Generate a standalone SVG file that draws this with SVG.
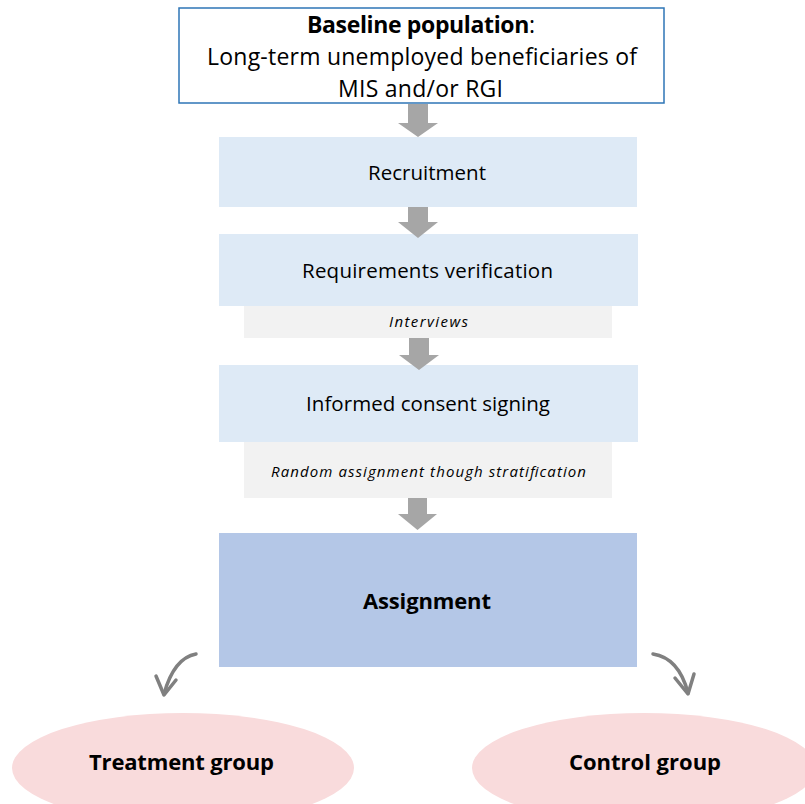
<svg xmlns="http://www.w3.org/2000/svg" width="805" height="804" viewBox="0 0 805 804">
<style>
  text { font-family: "Open Sans", "Noto Sans", "Liberation Sans", sans-serif; fill: #000; text-anchor: middle; }
  .step { fill: #DEEAF6; }
  .note { fill: #F2F2F2; }
  .big { font-size: 23px; }
  .lbl { font-size: 20.5px; }
  .it { font-size: 15px; font-style: italic; }
  .bold { font-size: 22px; font-weight: bold; }
  .blk { fill: #A6A6A6; }
  .curve { fill: none; stroke: #808080; stroke-width: 3.5; stroke-linecap: round; stroke-linejoin: round; }
  .group { fill: #F9DBDC; }
</style>
<rect width="805" height="804" fill="#FFFFFF"/>

<g id="baseline">
  <rect x="179" y="8" width="485" height="95" fill="#FFFFFF" stroke="#2E75B6" stroke-width="1.5"/>
  <text class="big" x="421" y="33" textLength="228"><tspan font-weight="bold">Baseline population</tspan>:</text>
  <text class="big" x="422" y="65" textLength="430">Long-term unemployed beneficiaries of</text>
  <text class="big" x="420.5" y="97" textLength="165">MIS and/or RGI</text>
</g>

<g id="recruitment">
  <rect class="step" x="219" y="137" width="418" height="70"/>
  <text class="lbl" x="427" y="180" textLength="118">Recruitment</text>
</g>

<g id="requirements">
  <rect class="step" x="219" y="234" width="419" height="72"/>
  <text class="lbl" x="427.5" y="278" textLength="251">Requirements verification</text>
</g>

<g id="interviews">
  <rect class="note" x="244" y="306" width="368" height="32"/>
  <text class="it" x="428.5" y="327" textLength="79">Interviews</text>
</g>

<g id="consent">
  <rect class="step" x="219" y="365" width="419" height="77"/>
  <text class="lbl" x="428" y="411" textLength="244">Informed consent signing</text>
</g>

<g id="random">
  <rect class="note" x="244" y="442" width="368" height="56"/>
  <text class="it" x="428.5" y="477" textLength="315">Random assignment though stratification</text>
</g>

<g id="assignment">
  <rect x="219" y="533" width="418" height="134" fill="#B4C7E7"/>
  <text class="bold" x="427" y="609" textLength="128">Assignment</text>
</g>

<g id="treatment">
  <ellipse class="group" cx="183" cy="768" rx="171" ry="55"/>
  <text class="bold" x="181.5" y="770" textLength="185">Treatment group</text>
</g>

<g id="control">
  <ellipse class="group" cx="644" cy="768" rx="172" ry="55"/>
  <text class="bold" x="645" y="770" textLength="152">Control group</text>
</g>

<g id="connectors">
  <polygon class="blk" points="408,104 428,104 428,123 438,123 418,137 398,123 408,123"/>
  <polygon class="blk" points="408,207 428,207 428,222 438,222 418,238 398,222 408,222"/>
  <polygon class="blk" points="409,338 429,338 429,355 439,355 419,370 399,355 409,355"/>
  <polygon class="blk" points="408,498 427,498 427,514 437,514 417.5,530 398,514 408,514"/>
  <path class="curve" d="M196,654 Q174,658 164,694"/>
  <polyline class="curve" points="156,676 164,695 176,680"/>
  <path class="curve" d="M653,654 Q679,658 688,693"/>
  <polyline class="curve" points="675,678 688,694 694,674"/>
</g>
</svg>
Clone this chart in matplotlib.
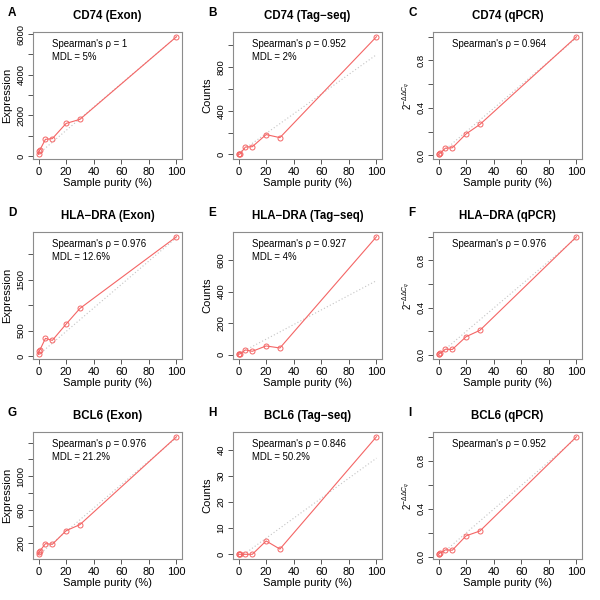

══════════

* _Instruction_:
Without the pictures, retype the whole of the material above exactly.

* _Complete output_:
Generate a standalone SVG file that draws this with SVG.
<svg xmlns="http://www.w3.org/2000/svg" width="805" height="804" viewBox="0 0 805 804">
<style>
  text { font-family: "Open Sans", "Noto Sans", "Liberation Sans", sans-serif; fill: #000; text-anchor: middle; }
  .step { fill: #DEEAF6; }
  .note { fill: #F2F2F2; }
  .big { font-size: 23px; }
  .lbl { font-size: 20.5px; }
  .it { font-size: 15px; font-style: italic; }
  .bold { font-size: 22px; font-weight: bold; }
  .blk { fill: #A6A6A6; }
  .curve { fill: none; stroke: #808080; stroke-width: 3.5; stroke-linecap: round; stroke-linejoin: round; }
  .group { fill: #F9DBDC; }
</style>
<rect width="805" height="804" fill="#FFFFFF"/>

<g id="baseline">
  <rect x="179" y="8" width="485" height="95" fill="#FFFFFF" stroke="#2E75B6" stroke-width="1.5"/>
  <text class="big" x="421" y="33" textLength="228"><tspan font-weight="bold">Baseline population</tspan>:</text>
  <text class="big" x="422" y="65" textLength="430">Long-term unemployed beneficiaries of</text>
  <text class="big" x="420.5" y="97" textLength="165">MIS and/or RGI</text>
</g>

<g id="recruitment">
  <rect class="step" x="219" y="137" width="418" height="70"/>
  <text class="lbl" x="427" y="180" textLength="118">Recruitment</text>
</g>

<g id="requirements">
  <rect class="step" x="219" y="234" width="419" height="72"/>
  <text class="lbl" x="427.5" y="278" textLength="251">Requirements verification</text>
</g>

<g id="interviews">
  <rect class="note" x="244" y="306" width="368" height="32"/>
  <text class="it" x="428.5" y="327" textLength="79">Interviews</text>
</g>

<g id="consent">
  <rect class="step" x="219" y="365" width="419" height="77"/>
  <text class="lbl" x="428" y="411" textLength="244">Informed consent signing</text>
</g>

<g id="random">
  <rect class="note" x="244" y="442" width="368" height="56"/>
  <text class="it" x="428.5" y="477" textLength="315">Random assignment though stratification</text>
</g>

<g id="assignment">
  <rect x="219" y="533" width="418" height="134" fill="#B4C7E7"/>
  <text class="bold" x="427" y="609" textLength="128">Assignment</text>
</g>

<g id="treatment">
  <ellipse class="group" cx="183" cy="768" rx="171" ry="55"/>
  <text class="bold" x="181.5" y="770" textLength="185">Treatment group</text>
</g>

<g id="control">
  <ellipse class="group" cx="644" cy="768" rx="172" ry="55"/>
  <text class="bold" x="645" y="770" textLength="152">Control group</text>
</g>

<g id="connectors">
  <polygon class="blk" points="408,104 428,104 428,123 438,123 418,137 398,123 408,123"/>
  <polygon class="blk" points="408,207 428,207 428,222 438,222 418,238 398,222 408,222"/>
  <polygon class="blk" points="409,338 429,338 429,355 439,355 419,370 399,355 409,355"/>
  <polygon class="blk" points="408,498 427,498 427,514 437,514 417.5,530 398,514 408,514"/>
  <path class="curve" d="M196,654 Q174,658 164,694"/>
  <polyline class="curve" points="156,676 164,695 176,680"/>
  <path class="curve" d="M653,654 Q679,658 688,693"/>
  <polyline class="curve" points="675,678 688,694 694,674"/>
</g>
</svg>
Clone this chart in matplotlib.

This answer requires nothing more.